Your editorial (16 December) rightly calls for collective resistance to Donald Trump’s assault on the BBC. But it is important to name what we are witnessing: “entrumpification” – a political technology that attacks democratic institutions where they are strongest, not weakest.
The BBC made an editorial error. It acknowledged it and apologised. That should have been the end of the matter. Instead came billion-dollar lawsuits, orchestrated outrage and ritual denunciations of “fake news”. Institutions built on accuracy find accuracy weaponised. A single mistake is reframed as proof of systemic dishonesty. This is the trap.

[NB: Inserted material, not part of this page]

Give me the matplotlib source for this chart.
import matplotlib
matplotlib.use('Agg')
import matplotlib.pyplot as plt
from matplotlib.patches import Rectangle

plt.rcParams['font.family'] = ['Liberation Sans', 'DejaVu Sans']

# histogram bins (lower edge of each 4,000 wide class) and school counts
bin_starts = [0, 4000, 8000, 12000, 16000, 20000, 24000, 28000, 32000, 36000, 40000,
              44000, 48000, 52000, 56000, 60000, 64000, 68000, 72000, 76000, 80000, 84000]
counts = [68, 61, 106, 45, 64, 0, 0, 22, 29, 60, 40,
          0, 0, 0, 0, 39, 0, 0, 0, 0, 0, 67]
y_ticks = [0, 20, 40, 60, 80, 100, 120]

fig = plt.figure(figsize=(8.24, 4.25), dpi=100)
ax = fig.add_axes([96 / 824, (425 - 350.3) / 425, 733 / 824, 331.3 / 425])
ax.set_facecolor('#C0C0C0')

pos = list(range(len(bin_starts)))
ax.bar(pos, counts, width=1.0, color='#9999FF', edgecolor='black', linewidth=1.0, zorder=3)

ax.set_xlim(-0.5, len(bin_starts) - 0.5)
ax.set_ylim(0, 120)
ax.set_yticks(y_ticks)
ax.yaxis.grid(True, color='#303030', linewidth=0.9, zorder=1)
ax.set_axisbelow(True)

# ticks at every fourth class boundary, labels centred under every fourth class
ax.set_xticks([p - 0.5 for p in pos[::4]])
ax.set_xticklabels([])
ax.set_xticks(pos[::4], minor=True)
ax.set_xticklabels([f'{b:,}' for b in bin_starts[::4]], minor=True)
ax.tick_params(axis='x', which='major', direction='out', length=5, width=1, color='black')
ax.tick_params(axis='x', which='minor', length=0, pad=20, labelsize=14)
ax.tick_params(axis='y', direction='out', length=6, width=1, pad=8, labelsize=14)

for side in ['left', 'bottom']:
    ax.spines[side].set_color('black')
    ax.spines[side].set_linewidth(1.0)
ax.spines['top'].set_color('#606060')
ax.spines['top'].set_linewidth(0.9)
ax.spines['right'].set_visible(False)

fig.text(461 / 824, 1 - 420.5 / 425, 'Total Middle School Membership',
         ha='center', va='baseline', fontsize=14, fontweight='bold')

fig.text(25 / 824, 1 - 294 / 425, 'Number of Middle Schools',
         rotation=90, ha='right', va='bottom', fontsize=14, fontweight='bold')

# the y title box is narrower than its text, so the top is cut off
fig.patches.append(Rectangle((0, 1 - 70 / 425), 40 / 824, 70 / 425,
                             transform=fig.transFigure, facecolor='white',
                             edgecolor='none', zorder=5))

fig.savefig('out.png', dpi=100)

The only viable response is the “both-and” defence: acknowledge error while defending institutional independence with equal vigour. The BBC should state plainly: “This technical mistake does not invalidate the programme’s central thesis, which rested on evidence-based findings. We will continue investigating without fear or favour.”
Entrumpification succeeds when institutions stop asking “What is right?” and begin asking “What does he want?” Britain has not reached that point, but it is closer than it was.
The pattern is visible. The question is whether we – the BBC, the government, communities, citizens – resist it together while resistance can still succeed.
Anthony Lawton
Church Langton, Leicestershire
I propose the Guardian sets up a funding campaign for the BBC. Everyone could donate £1 minimum to show our support for democracy, independence and the power of the voice. It would show the BBC is paid for by us, it belongs to us (flaws and all) and is not a business.
Michele Ryan
Haverfordwest, Pembrokeshire
I wonder if potential visitors to the US could be barred from entry if they admit to be BBC licence payers.